As shown in Fig. 11, compared to GCN_ATT model, the multi classification regression model was only 0.82 in terms of imprecise text judgment for levels 2 and 3. Among them, the target text with incorrect judgments mostly belonged to the explanatory style. And GCN_ATT classified it into the correct level when predicting levels, thus avoiding judgment errors, resulting in a stable result of 0.89. The complexity grading model established by GCN_ATT was less susceptible to the influence of the target text style than the multi class logistic regression model. By comparing the performance indicators of the three algorithm models, GCN_ATT model had higher calculation accuracy, stronger stability, and better performance.

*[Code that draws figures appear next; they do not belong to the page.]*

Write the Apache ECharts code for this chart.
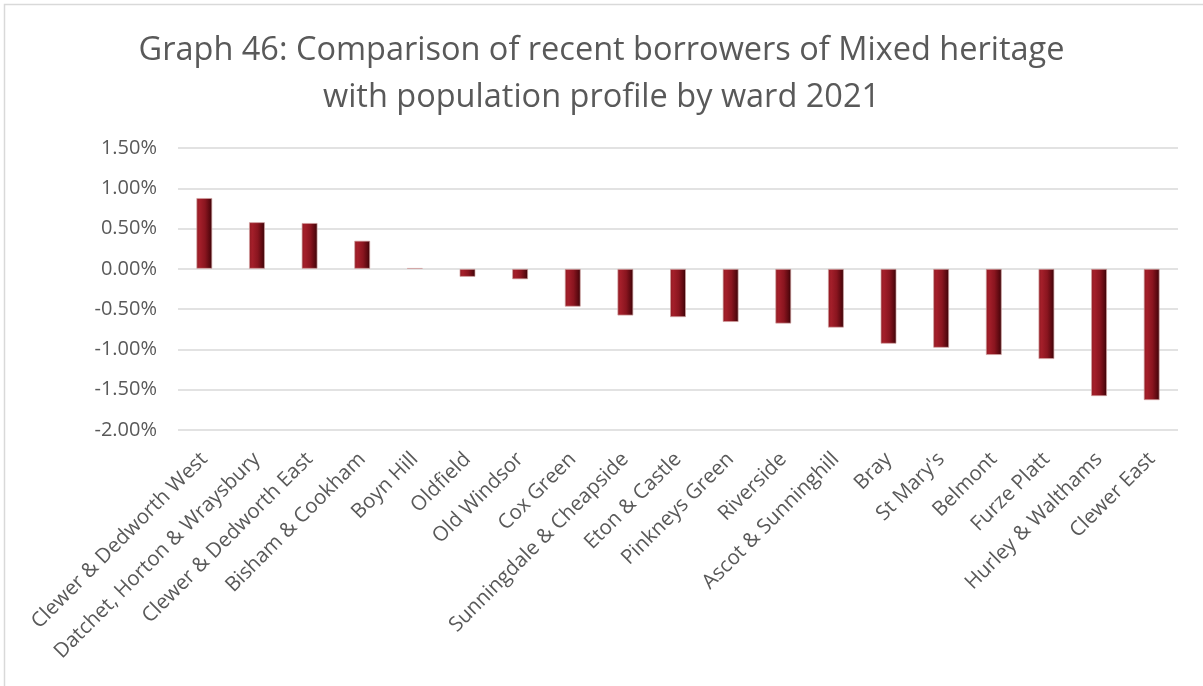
<!DOCTYPE html>
<html>
<head>
<meta charset="utf-8">
<script src="https://cdn.jsdelivr.net/npm/echarts@6/dist/echarts.min.js"></script>
<style>
  html, body { margin: 0; padding: 0; background: #ffffff; }
  #chart { width: 1203px; height: 686px; }
</style>
</head>
<body>
<div id="chart"></div>
<script>
// Wards, ordered from largest over-representation to largest under-representation
const wards = [
  'Clewer & Dedworth West', 'Datchet, Horton & Wraysbury', 'Clewer & Dedworth East',
  'Bisham & Cookham', 'Boyn Hill', 'Oldfield', 'Old Windsor', 'Cox Green',
  'Sunningdale & Cheapside', 'Eton & Castle', 'Pinkneys Green', 'Riverside',
  'Ascot & Sunninghill', 'Bray', "St Mary's", 'Belmont', 'Furze Platt',
  'Hurley & Walthams', 'Clewer East'
];
// Difference (percentage points) between borrowers and population share
const difference = [
  0.88, 0.58, 0.57, 0.35, 0.01, -0.10, -0.13, -0.47,
  -0.58, -0.60, -0.66, -0.68, -0.73, -0.93, -0.98, -1.07, -1.12,
  -1.58, -1.63
];
const titleLines = [
  'Graph 46: Comparison of recent borrowers of Mixed heritage',
  'with population profile by ward 2021'
];

const chart = echarts.init(document.getElementById('chart'), null, { renderer: 'canvas' });

const barFill = new echarts.graphic.LinearGradient(0, 0, 1, 0, [
  { offset: 0, color: '#8e1a22' },
  { offset: 0.2, color: '#a41f2a' },
  { offset: 0.55, color: '#8a151f' },
  { offset: 0.85, color: '#58080f' },
  { offset: 1, color: '#2e0205' }
]);

chart.setOption({
  backgroundColor: '#ffffff',
  animation: false,
  textStyle: { fontFamily: 'Open Sans' },
  graphic: [{
    type: 'rect',
    shape: { x: 4.5, y: 4.5, width: 1220, height: 700 },
    style: { fill: 'none', stroke: '#d9d9d9', lineWidth: 1.5 },
    silent: true
  }],
  title: {
    text: titleLines.join('\n'),
    left: 'center',
    top: 22,
    textStyle: {
      fontFamily: 'Open Sans',
      fontSize: 32.5,
      fontWeight: 'normal',
      color: '#595959',
      lineHeight: 47
    }
  },
  grid: { left: 178, right: 25, top: 148, bottom: 256, containLabel: false },
  xAxis: {
    type: 'category',
    data: wards,
    position: 'bottom',
    axisLine: { show: false, onZero: false },
    axisTick: { show: false },
    axisLabel: {
      rotate: 45,
      interval: 0,
      fontSize: 20.5,
      color: '#595959',
      margin: 26
    }
  },
  yAxis: {
    type: 'value',
    min: -2,
    max: 1.5,
    interval: 0.5,
    axisLine: { show: false },
    axisTick: { show: false },
    splitLine: { lineStyle: { color: '#d9d9d9', width: 1.5 } },
    axisLabel: {
      fontSize: 20,
      color: '#595959',
      margin: 21,
      formatter: v => v.toFixed(2) + '%'
    }
  },
  series: [{
    type: 'bar',
    data: difference,
    barWidth: 16,
    itemStyle: {
      color: barFill,
      borderColor: 'rgba(210,160,160,0.7)',
      borderWidth: 1
    }
  }]
});
</script>
</body>
</html>
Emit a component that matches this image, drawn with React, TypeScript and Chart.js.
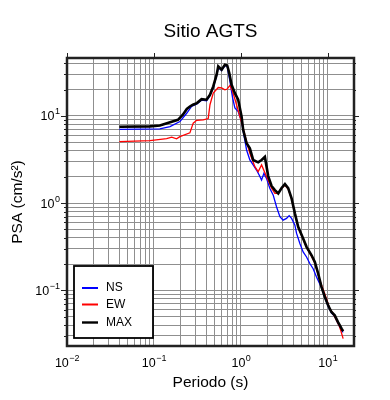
import React, { useEffect, useRef } from 'react';
import { Chart, registerables } from 'chart.js';

Chart.register(...registerables);

const FONT = "'Liberation Sans', Arial, Helvetica, sans-serif";

const chartTitle = 'Sitio AGTS';
const xAxisTitle = 'Periodo (s)';
const yAxisTitle = 'PSA (cm/s²)';
const seriesLabels = ['NS', 'EW', 'MAX'];
const seriesColors = ['#0000ff', '#ff0000', '#000000'];
const seriesWidths = [1.3, 1.3, 2.6];

const xMin = 0.01;
const xMax = 20;
const yMin = 0.023;
const yMax = 46;

const xGridValues = [
  0.01, 0.02, 0.03, 0.04, 0.05, 0.06, 0.07, 0.08, 0.09,
  0.1, 0.2, 0.3, 0.4, 0.5, 0.6, 0.7, 0.8, 0.9,
  1, 2, 3, 4, 5, 6, 7, 8, 9,
  10, 20,
];
const yGridValues = [
  0.03, 0.04, 0.05, 0.06, 0.07, 0.08, 0.09,
  0.1, 0.2, 0.3, 0.4, 0.5, 0.6, 0.7, 0.8, 0.9,
  1, 2, 3, 4, 5, 6, 7, 8, 9,
  10, 20, 30, 40,
];
const tickBase = '10';
const xTickValues = [0.01, 0.1, 1, 10];
const xTickExponents = ['−2', '−1', '0', '1'];
const yTickValues = [0.1, 1, 10];
const yTickExponents = ['−1', '0', '1'];

// NS component
const nsPeriods = [
  0.04, 0.117, 0.153, 0.199, 0.238, 0.271, 0.312, 0.353, 0.403, 0.441, 0.481,
  0.526, 0.549, 0.6, 0.655, 0.696, 0.748, 0.804, 0.853, 0.931, 1.019, 1.062,
  1.163, 1.268, 1.384, 1.513, 1.622, 1.729, 1.84, 1.97, 2.15, 2.35, 2.57, 2.81,
  3.06, 3.35, 3.59, 3.83, 4.18, 4.37, 4.77, 5.2, 5.69, 6.21, 6.78, 7.41, 8.47,
  9.25, 10.08, 11.0, 12.0, 13.1, 14.4, 15.0,
];
const nsPSA = [
  7.0, 7.1, 7.53, 8.6, 10.7, 12.8, 13.7, 15.1, 14.9, 17.0, 21.0,
  28.9, 35.5, 33.0, 37.6, 37.0, 24.8, 16.0, 12.3, 11.2, 8.6, 6.7,
  4.06, 3.12, 2.74, 2.39, 2.1, 1.84, 2.19, 1.92, 1.48, 1.24, 0.907, 0.697,
  0.638, 0.667, 0.718, 0.667, 0.558, 0.449, 0.344, 0.275, 0.241, 0.203, 0.177, 0.142, 0.107,
  0.082, 0.0656, 0.0552, 0.0502, 0.0417, 0.0347, 0.033,
];

// EW component
const ewPeriods = [
  0.04, 0.09, 0.14, 0.16, 0.182, 0.199, 0.259, 0.283, 0.31, 0.369, 0.421,
  0.441, 0.481, 0.549, 0.6, 0.655, 0.696, 0.748, 0.804, 0.892, 0.974, 1.062,
  1.163, 1.268, 1.449, 1.58, 1.729, 1.97, 2.255, 2.46, 2.69, 2.81, 3.21, 3.5,
  3.83, 4.18, 4.56, 5.2, 5.69, 6.5, 7.09, 8.09, 9.66, 10.5, 11.5, 12.6, 13.7, 15.0,
];
const ewPSA = [
  5.07, 5.2, 5.48, 5.69, 5.44, 5.78, 6.38, 8.24, 8.88, 9.0, 9.3,
  13.4, 18.2, 21.1, 20.9, 19.9, 20.3, 22.3, 19.0, 13.4, 9.8, 7.23,
  5.07, 3.72, 2.61, 2.29, 2.74, 2.01, 1.48, 1.29, 1.29, 1.41, 1.61, 1.45,
  1.11, 0.75, 0.524, 0.386, 0.31, 0.245, 0.204, 0.13, 0.0803, 0.0617, 0.054, 0.0452, 0.0379, 0.0279,
];

// MAX
const maxPeriods = [
  0.04, 0.09, 0.117, 0.141, 0.189, 0.215, 0.239, 0.259, 0.281, 0.312, 0.353,
  0.403, 0.441, 0.481, 0.526, 0.549, 0.6, 0.655, 0.696, 0.734, 0.782, 0.853,
  0.931, 1.019, 1.062, 1.163, 1.268, 1.384, 1.58, 1.729, 1.888, 2.061, 2.255,
  2.46, 2.69, 2.94, 3.21, 3.5, 3.83, 4.18, 4.56, 5.2, 5.69, 6.5, 7.09, 7.74,
  8.47, 9.25, 10.08, 11.0, 12.0, 13.1, 14.4, 15.0,
];
const maxPSA = [
  7.48, 7.57, 7.73, 8.24, 9.0, 10.3, 12.0, 12.8, 13.4, 14.0, 15.5,
  15.3, 17.4, 21.7, 29.6, 36.9, 33.8, 38.5, 37.8, 31.2, 22.7, 18.2,
  15.3, 9.8, 6.9, 4.85, 4.25, 3.12, 2.93, 3.12, 3.38, 2.04, 1.57,
  1.41, 1.29, 1.49, 1.65, 1.48, 1.13, 0.762, 0.535, 0.393, 0.315, 0.252, 0.211, 0.156,
  0.109, 0.0838, 0.0673, 0.0564, 0.0516, 0.0432, 0.0363, 0.034,
];

const seriesPeriods = [nsPeriods, ewPeriods, maxPeriods];
const seriesValues = [nsPSA, ewPSA, maxPSA];

const isPow10 = (v: number) => Math.abs(Math.log10(v) - Math.round(Math.log10(v))) < 1e-9;

const BASE_FONT = `12.5px ${FONT}`;
const EXP_FONT = `9px ${FONT}`;

const decorPlugin = {
  id: 'decor',
  afterDraw(chart: any) {
    const { ctx, chartArea: a, scales } = chart;
    const xs = scales.x;
    const ys = scales.y;
    ctx.save();
    // title
    ctx.fillStyle = '#000';
    ctx.font = `19px ${FONT}`;
    ctx.textAlign = 'center';
    ctx.textBaseline = 'middle';
    ctx.fillText(chartTitle, (a.left + a.right) / 2, 32);

    // tick labels with superscript exponents
    ctx.textAlign = 'left';
    ctx.textBaseline = 'middle';
    xTickValues.forEach((v, i) => {
      const px = xs.getPixelForValue(v);
      ctx.font = BASE_FONT;
      const wb = ctx.measureText(tickBase).width;
      ctx.font = EXP_FONT;
      const we = ctx.measureText(xTickExponents[i]).width;
      const x0 = px - (wb + we) / 2;
      const y0 = a.bottom + 18;
      ctx.font = BASE_FONT;
      ctx.fillText(tickBase, x0, y0);
      ctx.font = EXP_FONT;
      ctx.fillText(xTickExponents[i], x0 + wb + 0.5, y0 - 5);
    });
    yTickValues.forEach((v, i) => {
      const py = ys.getPixelForValue(v);
      ctx.font = BASE_FONT;
      const wb = ctx.measureText(tickBase).width;
      ctx.font = EXP_FONT;
      const we = ctx.measureText(yTickExponents[i]).width;
      const xr = a.left - 7;
      ctx.font = BASE_FONT;
      ctx.fillText(tickBase, xr - we - 0.5 - wb, py + 1);
      ctx.font = EXP_FONT;
      ctx.fillText(yTickExponents[i], xr - we, py - 4);
    });

    // tick marks
    ctx.strokeStyle = '#222';
    ctx.lineWidth = 1;
    ctx.beginPath();
    for (const v of xGridValues) {
      if (!isPow10(v)) continue;
      const px = Math.round(xs.getPixelForValue(v)) + 0.5;
      ctx.moveTo(px, a.top);
      ctx.lineTo(px, a.top - 5);
    }
    for (const v of yGridValues) {
      const major = isPow10(v);
      const py = Math.round(ys.getPixelForValue(v)) + 0.5;
      ctx.moveTo(a.left, py);
      ctx.lineTo(a.left - (major ? 6 : 3), py);
      ctx.moveTo(a.right, py);
      ctx.lineTo(a.right + (major ? 5 : 2), py);
    }
    ctx.stroke();

    // frame
    ctx.lineWidth = 2.5;
    ctx.strokeStyle = '#222';
    ctx.strokeRect(a.left, a.top, a.right - a.left, a.bottom - a.top);

    // legend
    const bx = a.left + 7;
    const by = a.bottom - 80;
    const bw = 79;
    const bh = 72;
    ctx.fillStyle = '#fff';
    ctx.fillRect(bx, by, bw, bh);
    ctx.lineWidth = 1.8;
    ctx.strokeStyle = '#000';
    ctx.strokeRect(bx, by, bw, bh);
    const rows = [22, 38.5, 56.5];
    ctx.font = `12px ${FONT}`;
    ctx.textAlign = 'left';
    ctx.textBaseline = 'middle';
    chart.data.datasets.forEach((ds: any, i: number) => {
      const y = by + rows[i];
      ctx.beginPath();
      ctx.strokeStyle = ds.borderColor;
      ctx.lineWidth = i === 2 ? 2.4 : 2;
      ctx.moveTo(bx + 8, y);
      ctx.lineTo(bx + 24, y);
      ctx.stroke();
      ctx.fillStyle = '#000';
      ctx.fillText(ds.label, bx + 32, y);
    });
    ctx.restore();
  },
};

export default function App() {
  const ref = useRef<HTMLCanvasElement | null>(null);
  useEffect(() => {
    if (!ref.current) return;
    const datasets = seriesLabels.map((label, i) => ({
      label,
      data: seriesPeriods[i].map((t, j) => ({ x: t, y: seriesValues[i][j] })),
      borderColor: seriesColors[i],
      backgroundColor: seriesColors[i],
      borderWidth: seriesWidths[i],
      pointRadius: 0,
      tension: 0,
      fill: false,
      order: i === 2 ? 0 : i === 1 ? 1 : 2,
    }));
    const chart = new Chart(ref.current, {
      type: 'line',
      data: { datasets },
      plugins: [decorPlugin],
      options: {
        responsive: false,
        animation: false,
        events: [],
        layout: { padding: { top: 58, right: 36, left: 0, bottom: 0 } },
        plugins: {
          legend: { display: false },
          title: { display: false },
          tooltip: { enabled: false },
        },
        scales: {
          x: {
            type: 'logarithmic',
            position: 'bottom',
            min: xMin,
            max: xMax,
            afterBuildTicks: (s: any) => {
              s.ticks = xGridValues.map((v) => ({ value: v, major: isPow10(v) }));
            },
            afterFit: (s: any) => {
              s.height = 54;
            },
            grid: { color: '#8f8f8f', lineWidth: 1, drawTicks: false },
            border: { display: false },
            ticks: { display: false, autoSkip: false },
            title: {
              display: true,
              text: xAxisTitle,
              color: '#000',
              font: { family: FONT, size: 15.5 },
              padding: { top: 0, bottom: 8 },
            },
          },
          y: {
            type: 'logarithmic',
            position: 'left',
            min: yMin,
            max: yMax,
            afterBuildTicks: (s: any) => {
              s.ticks = yGridValues.map((v) => ({ value: v, major: isPow10(v) }));
            },
            afterFit: (s: any) => {
              s.width = 67;
            },
            grid: { color: '#8f8f8f', lineWidth: 1, drawTicks: false },
            border: { display: false },
            ticks: { display: false, autoSkip: false },
            title: {
              display: true,
              text: yAxisTitle,
              color: '#000',
              font: { family: FONT, size: 15.5 },
              padding: { top: 8, bottom: 0 },
            },
          },
        },
      },
    });
    return () => chart.destroy();
  }, []);
  return (
    <div style={{ position: 'absolute', left: 0, top: 0, width: 390, height: 400, background: '#fff' }}>
      <canvas ref={ref} width={390} height={400} style={{ width: 390, height: 400, display: 'block' }} />
    </div>
  );
}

The construction of a language model is conducive to measuring and evaluating text complexity. The study selected New Concept English as the training corpus and develops a text complexity grading model based on GCN_ATT neural network algorithm. The experimental results showed that in the validation experiment of text language feature sets, compared with other readability formulas, the FKGL model had the highest accuracy, recall, and F1 values, reaching 75.23%, 70.69%, and 70.92%. At the same time, its F1 value had the lowest standard deviation, only 8.21%. In the comparison experiment of F1 value and accuracy on the 20NG and MR datasets, F1 value of the GCN_ATT model reached 85.9% and 75.5%, which were 2.7% and 4.3% higher than those of the TextGCN model. Meanwhile, the accuracy of the model reached 86.8% and 75.3%, 13.7% and 0.5% higher compared to Bi_LSTM model. In the experiment to verify the factors that affected the accuracy of text classification, the highest accuracy was 94.6% when the sliding window was 40, and the maximum accuracy of text classification was 94.28% when the embedding dimension of text words was 200. In addition, the accuracy of text classification decreased as the number of convolutional layers increased. In the error analysis experiment of confusion matrix, the accuracy of GCN_ATT in text judgment at levels 2 and 3 was stable at 0.89, 0.07 higher than the multi classification regression model. GCN_ATT model had high accuracy and excellent performance in text complexity grading. However, its drawbacks are relatively complex operations and high computational complexity, so further improvement is needed.